On June 2, 2022, the Massachusetts Supreme Judicial Court issued its decision in the case of Tracer Lane Realty v. City of Waltham siding with the solar developer and allowing the company to use a residential lot to access land in Lexington. The plan by the out-of-state solar corporation would clear-cut forested land and impose an industrial use in a quiet neighborhood.

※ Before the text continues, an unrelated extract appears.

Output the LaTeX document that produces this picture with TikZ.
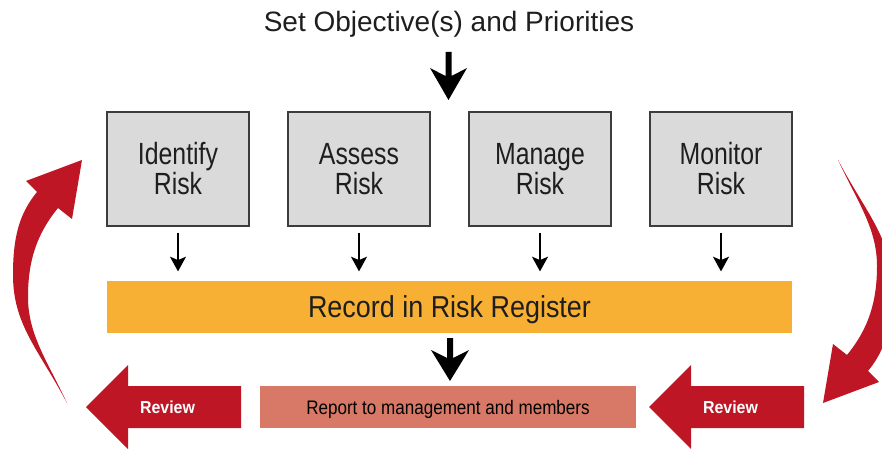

The decision has a limited impact. The court affirmed a municipality’s “discretion to reasonably restrict the magnitude and placement of solar energy systems.” Waltham does not have a solar zoning bylaw so the court didn’t rule one way or another on a particular solar bylaw. It decided on the basis of whether the zoning law as applied was unreasonable. The SJC criticized Waltham for limiting solar development to 1-2% of the city and affirmed that the sole reasons for regulation are limited to public health, safety and welfare. Municipalities are continuing to use zoning to reasonably regulate solar. Carver voters overwhelmingly passed a zoning moratoriums on battery storage and new large ground mounted solar and Wareham voters passed a tougher solar zoning bylaw for example.
Save the Pine Barrens and a number of municipalities and groups filed an amicus (friend of the court brief) siding with Waltham. The brief urged the court to uphold the home rule and zoning powers of municipalities to decide what is right for their town. The crux of the brief is that the zoning protection under G.L. c. 40A, Section 3 for solar is outdated and never intended to protect industrial solar and large out of state corporations exploiting Massachusetts’ open space for profit from local regulation. The SJC stated it did not analyze the legislative history or purpose of the zoning protection for solar – leaving that for another day and highlighting the need for the legislature to act to clarify the outdated law from the 1980s.
According to Michael DeChiara, a Shutesbury Planning Board member, “Without legislative action to clarify that protection of forests, wetlands and agriculture are legitimate reasons for municipal regulation of industrial solar, municipalities will continue to be under threat of legal action by large developers that claim protection of carbon sequestration/storage and drinking water is beyond the scope of existing statute. Cities and towns are often unable or unwilling to risk being sued and given the ambiguity of the current law, concede to damaging development. Legislative clarity can help towns address the climate crisis in an environmentally appropriate way.”
House Bill 4331 is pending in the Joint Committee on Telecommunications and Energy (TUE) of the Massachusetts legislature to clarify the zoning law at issue in the Tracer Lane case. Contact TUE House Chair Jeffrey Roy to support this bill (Jeffrey.Roy@mahouse.gov or (617) 722-2030).
“The SJC decision did nothing to undermine a municipality’s ability to reasonably regulate solar,” said Meg Sheehan of Save the Pine Barrens. “The legislative history of the zoning provision for solar is clear that it doesn’t protect large destructive solar but they chose not to look at it. Local communities are on the front lines of protecting our water, forests, biodiversity and Native American culture from predatory corporations seeking short term profits. We continue to urge DOER and Governor Baker to end subsidies for this destruction.”
Groups are circulating a moratorium petition pending legislative action.